New Way summit: Aboriginals to retake lands

Melbourne 5 July 2010 - Aboriginal people have been encouraged to take possession of unoccupied and Crown lands including abandoned buildings to assert their ownership and original title. This proposal comes out of an Aboriginal conference held in Melbourne from 1-4 July. The third meeting of the New Way Summit movement, initiated by Michael Anderson, heard that the Mabo judgment on Native Title was legal trickery, because hunting, gathering, walking on land, ceremonies on Country do not constitute a claim to legal title and ownership, whereas erecting fences, buildings and clearing of land does as an act of ‘adverse possession’.
Read more at Green Left Weekly and at Treaty Republic

Adverse possession is the means by which the colonizers asserts title to alleged ‘wild country’. Anderson, legally trained in Western and Aboriginal law, advised the conference that the Crown and ‘squatter rights ‘ are totally underpinned by a ‘Doctrine of Discovery’, which has its origin in the Papal Bulls (bull = seal) issued in 1453 and thereafter.

“The Papal Bulls defined Aboriginal Peoples and all non-Christians as animals and brutes to be the legitimate prey of Christian monarchs, who were then carving up the world between them,” Anderson said.

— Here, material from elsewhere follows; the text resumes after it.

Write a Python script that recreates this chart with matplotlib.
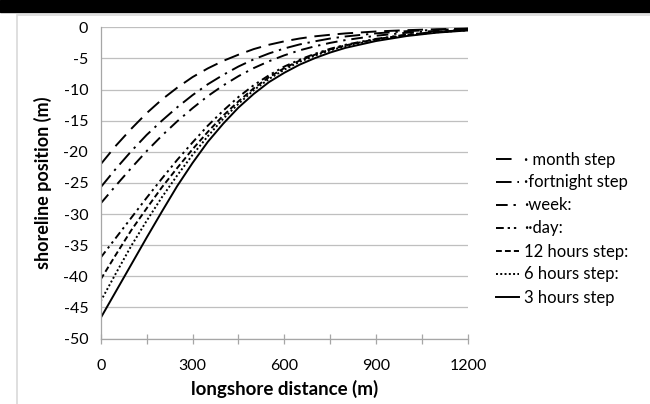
"""Shoreline position vs longshore distance for different time steps."""
import matplotlib
matplotlib.use("Agg")
import matplotlib.pyplot as plt
import matplotlib.ticker as mticker
from matplotlib.patches import Rectangle

plt.rcParams["font.family"] = ["Lato", "DejaVu Sans"]
plt.rcParams["axes.unicode_minus"] = False

# ── data ──────────────────────────────────────────────────────────────────────
distance = [0, 50, 100, 150, 200, 250, 300, 350, 400, 450, 500, 550, 600, 650, 700, 750, 800,
            900, 1000, 1100, 1200]

month_step = [-22.0, -19.0, -16.3, -13.8, -11.6, -9.7, -8.0, -6.6, -5.4, -4.4, -3.5, -2.8,
              -2.25, -1.8, -1.45, -1.2, -0.98, -0.67, -0.46, -0.31, -0.2]
fortnight_step = [-25.7, -22.7, -19.9, -17.3, -15.0, -12.85, -10.9, -9.15, -7.65, -6.3, -5.15,
                  -4.2, -3.4, -2.75, -2.25, -1.8, -1.47, -0.97, -0.62, -0.4, -0.25]
week_step = [-28.3, -25.4, -22.6, -19.9, -17.4, -15.1, -13.0, -11.05, -9.35, -7.85, -6.55,
             -5.45, -4.5, -3.7, -3.05, -2.5, -2.05, -1.35, -0.87, -0.56, -0.35]
day_step = [-37.0, -33.8, -30.6, -27.4, -24.3, -21.3, -18.5, -15.8, -13.4, -11.2, -9.3, -7.7,
            -6.3, -5.2, -4.25, -3.45, -2.8, -1.85, -1.18, -0.72, -0.42]
h12_step = [-40.5, -36.5, -32.6, -29.1, -25.7, -22.6, -19.6, -16.8, -14.2, -11.9, -9.8, -8.0,
            -6.55, -5.35, -4.4, -3.55, -2.9, -1.9, -1.22, -0.75, -0.43]
h6_step = [-44.0, -39.5, -35.1, -31.1, -27.3, -23.8, -20.5, -17.5, -14.7, -12.3, -10.1, -8.3,
           -6.8, -5.55, -4.55, -3.7, -3.05, -2.0, -1.28, -0.8, -0.46]
h3_step = [-46.7, -42.4, -38.1, -33.8, -29.6, -25.5, -21.8, -18.4, -15.5, -12.9, -10.7, -8.8,
           -7.3, -6.0, -4.95, -4.05, -3.3, -2.2, -1.4, -0.85, -0.5]

labels = ["\u00b7 month step", "\u00b7fortnight step", "\u00b7week:", "\u00b7\u00b7day:",
          "12 hours step:", "6 hours step:", "3 hours step"]
series = [month_step, fortnight_step, week_step, day_step, h12_step, h6_step, h3_step]
styles = [(0, (8, 4)), (0, (8, 3, 1.2, 3)), (0, (6, 3, 1.2, 3)), (0, (4, 2, 1.2, 2, 1.2, 2)),
          (0, (3, 1.6)), (0, (1, 1.2)), "-"]

# ── figure ────────────────────────────────────────────────────────────────────
fig = plt.figure(figsize=(6.5, 4.04), dpi=100)
W, H = 650, 404
fig.patches.append(Rectangle((0, (H - 12) / H), 1, 12 / H, transform=fig.transFigure,
                             color="black", zorder=0))
fig.patches.append(Rectangle((17 / W, -0.1), 1.2, (H - 15) / H + 0.1, transform=fig.transFigure,
                             facecolor="none", edgecolor="#d9d9d9", lw=1.2, zorder=0))

ax = fig.add_axes([100.7 / W, (H - 338.5) / H, (468 - 100.7) / W, (338.5 - 27.3) / H])

for y, lab, ls in zip(series, labels, styles):
    ax.plot(distance, y, color="black", lw=1.4, ls=ls, label=lab)

ax.set_xlim(0, 1200)
ax.set_ylim(-50, 0)
ax.xaxis.set_major_locator(mticker.MultipleLocator(300))
ax.xaxis.set_minor_locator(mticker.MultipleLocator(150))
ax.yaxis.set_major_locator(mticker.MultipleLocator(5))
ax.grid(True, axis="y", color="#bfbfbf", lw=0.9)
ax.set_axisbelow(True)
for side in ("top", "right"):
    ax.spines[side].set_visible(False)
for side in ("left", "bottom"):
    ax.spines[side].set_color("#a6a6a6")
    ax.spines[side].set_linewidth(0.9)

ax.tick_params(axis="y", length=0, pad=9, labelsize=11.5)
ax.tick_params(axis="x", which="both", direction="inout", length=7, color="#a6a6a6",
               width=0.9, pad=11, labelsize=11.5)

ax.set_xlabel("longshore distance (m)", fontsize=13.5, fontweight="bold", labelpad=5)
ax.set_ylabel("shoreline position (m)", fontsize=13, fontweight="bold", labelpad=8)

fig.legend(loc="center left", bbox_to_anchor=(496 / W, (H - 228.5) / H), frameon=False,
           fontsize=12, handlelength=1.4, handletextpad=0.3, labelspacing=0.42,
           borderaxespad=0, borderpad=0)

fig.savefig("out.png", dpi=100)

The conference participants were advised that before taking this assertive action they need to challenge the colonizers’ jurisdiction over their sovereign lands.

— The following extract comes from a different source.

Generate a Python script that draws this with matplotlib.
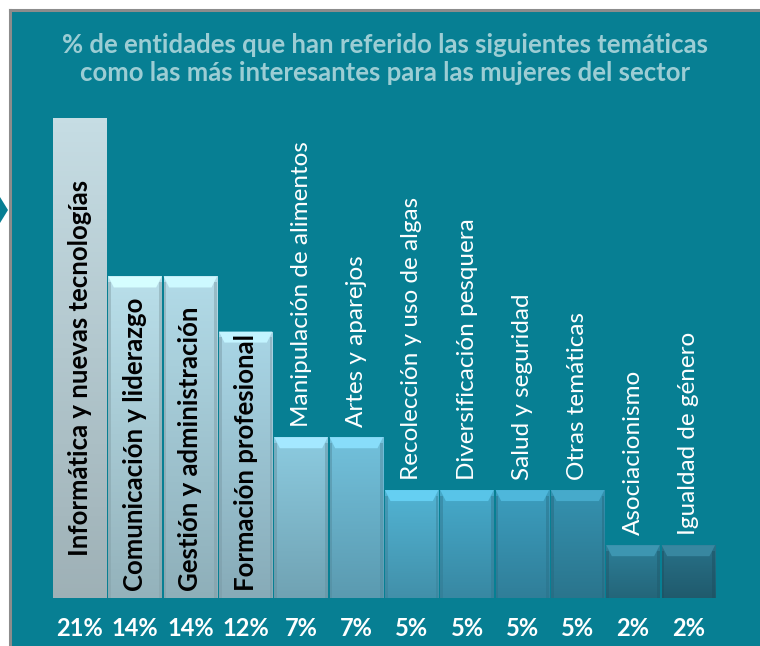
import matplotlib.pyplot as plt
import matplotlib.patches as mpatches
import matplotlib.colors as mcolors
import numpy as np

# % of entities (43 answers) per topic
temas = ['Informática y nuevas tecnologías', 'Comunicación y liderazgo',
         'Gestión y administración', 'Formación profesional',
         'Manipulación de alimentos', 'Artes y aparejos',
         'Recolección y uso de algas', 'Diversificación pesquera',
         'Salud y seguridad', 'Otras temáticas', 'Asociacionismo',
         'Igualdad de género']
porcentajes = [20.9, 14.0, 14.0, 11.6, 7.0, 7.0, 4.7, 4.7, 4.7, 4.7, 2.3, 2.3]
etiquetas = ['21%', '14%', '14%', '12%', '7%', '7%', '5%', '5%', '5%', '5%', '2%', '2%']

bar_colors = ['#c6dde4', '#b9dfea', '#b2dbe8', '#a9d6e6', '#8ccbe0', '#72c1dc',
              '#52b4d4', '#46aacb', '#3c9ebf', '#3592b0', '#2d7f98', '#287188']

TEAL = '#077f93'
W, H = 760, 646

plt.rcParams['font.family'] = ['Lato', 'DejaVu Sans']

fig = plt.figure(figsize=(W / 100, H / 100), dpi=100, facecolor='white')

# teal panel with grey top/left border
def fx(px):
    return px / W

def fy(py):
    return 1 - py / H

panel = mpatches.Rectangle((fx(10), 0), 1 - fx(10), fy(10), transform=fig.transFigure,
                           facecolor=TEAL, edgecolor='none', zorder=-2)
fig.patches.append(panel)
fig.lines.append(plt.Line2D([fx(10), fx(10)], [0, fy(10)], transform=fig.transFigure,
                            color='#8c8c8c', lw=2.2, zorder=-1))
fig.lines.append(plt.Line2D([fx(10), 1], [fy(10), fy(10)], transform=fig.transFigure,
                            color='#8c8c8c', lw=2.2, zorder=-1))
arrow = mpatches.Polygon([(fx(0), fy(197)), (fx(8), fy(210)), (fx(0), fy(223))],
                         closed=True, transform=fig.transFigure, facecolor=TEAL,
                         edgecolor='none', zorder=-1)
fig.patches.append(arrow)

fig.text(0.507, fy(45), '% de entidades que han referido las siguientes temáticas',
         ha='center', va='center', fontsize=18.5, fontweight='bold', color='#9ccdd4')
fig.text(0.507, fy(73), 'como las más interesantes para las mujeres del sector',
         ha='center', va='center', fontsize=18.5, fontweight='bold', color='#9ccdd4')

ax = fig.add_axes([fx(52), fy(598), fx(716) - fx(52), fy(118) - fy(598)])
ax.set_facecolor('none')
ax.set_xlim(-0.5, len(temas) - 0.5)
ax.set_ylim(0, max(porcentajes))
ax.axis('off')

x = np.arange(len(temas))
bars = ax.bar(x, porcentajes, width=0.965, color='none', edgecolor='none')

px_per_unit = (598 - 118) / max(porcentajes)
grad = np.linspace(0, 1, 100).reshape(-1, 1)

for i, b in enumerate(bars):
    x0, w, h = b.get_x(), b.get_width(), b.get_height()
    c = np.array(mcolors.to_rgb(bar_colors[i]))
    dark = c * 0.8
    cmap = mcolors.LinearSegmentedColormap.from_list('g', [dark, c])
    im = ax.imshow(grad, extent=(x0, x0 + w, 0, h), origin='lower', cmap=cmap,
                   aspect='auto', zorder=2)
    im.set_clip_path(b)
    if i > 0:
        # bevel on top and sides
        bev_y = 11 / px_per_unit
        bev_x = 0.1
        top = mpatches.Polygon([(x0, h), (x0 + w, h), (x0 + w - bev_x, h - bev_y),
                                (x0 + bev_x, h - bev_y)], closed=True,
                               facecolor=np.minimum(c * 1.08 + 0.05, 1), edgecolor='none',
                               zorder=3)
        ax.add_patch(top)
        for xs in [(x0, x0 + 0.05), (x0 + w - 0.05, x0 + w)]:
            ax.add_patch(mpatches.Rectangle((xs[0], 0), xs[1] - xs[0], h - bev_y * 0.5,
                                            facecolor=dark * 0.9, edgecolor='none',
                                            alpha=0.5, zorder=3))
    ax.text(x0 + w / 2, -30 / px_per_unit, etiquetas[i], ha='center', va='center',
            fontsize=17, fontweight='bold', color='white', clip_on=False)
    if i < 4:
        ax.text(x0 + w / 2, 7 / px_per_unit if i else 42 / px_per_unit, temas[i],
                rotation=90, ha='center', va='bottom', fontsize=18.5,
                fontweight='bold', color='black', zorder=5)
    else:
        ax.text(x0 + w / 2, h + 10 / px_per_unit, temas[i], rotation=90,
                ha='center', va='bottom', fontsize=17.5, color='white', zorder=5,
                clip_on=False)

fig.savefig('out.png', dpi=100, facecolor='white')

Anderson suggested they follow the action of his Euahlayi people by writing to the Queen, the Governor-General, their state Premiers and the Prime Minister demanding they prove they have jurisdiction over Australia.

The Euahlayi demand that the authorities produce certified copies of documentation where the people allegedly ceded and acquiesced their sovereignty and title to their lands by way of signed surrender documents.

“Obviously no such documents exist, this admission by the authorities will establish and confirm Aboriginal ownership. Any action of reclamation by Aboriginal people cannot be considered an act of theft or trespass. These admissions are a shield against colonial coppers.”

Gary Foley, like Anderson, an original member of the 1970s Black Power movement said, “We must activate the grassroots people so that they become actively involved in controlling their own affairs. Talk of international operations and grandiose challenges without grassroots action means nothing.”

The conference resolved that international legal and political challenges are now pending and will be mounted within the coming months.

The Victorian convenor of the third New Way Summit, Sharon Firebrace, told the meeting that in the last 30 years Aboriginal affairs has become corrupt to the core through politicians and government bureaucrats and their Aboriginal collaborators, which gave the government the pretext to shut down our self-determination.

Anderson says, “The lure of mining royalties is the new colonial method to make our people sign away their rights to land.”

The summit resolved to set up a system to name and shame treasonous activities by Aboriginal collaborators.

The next New Way Summits are planned for Darwin at the end of July and Townsville in early August.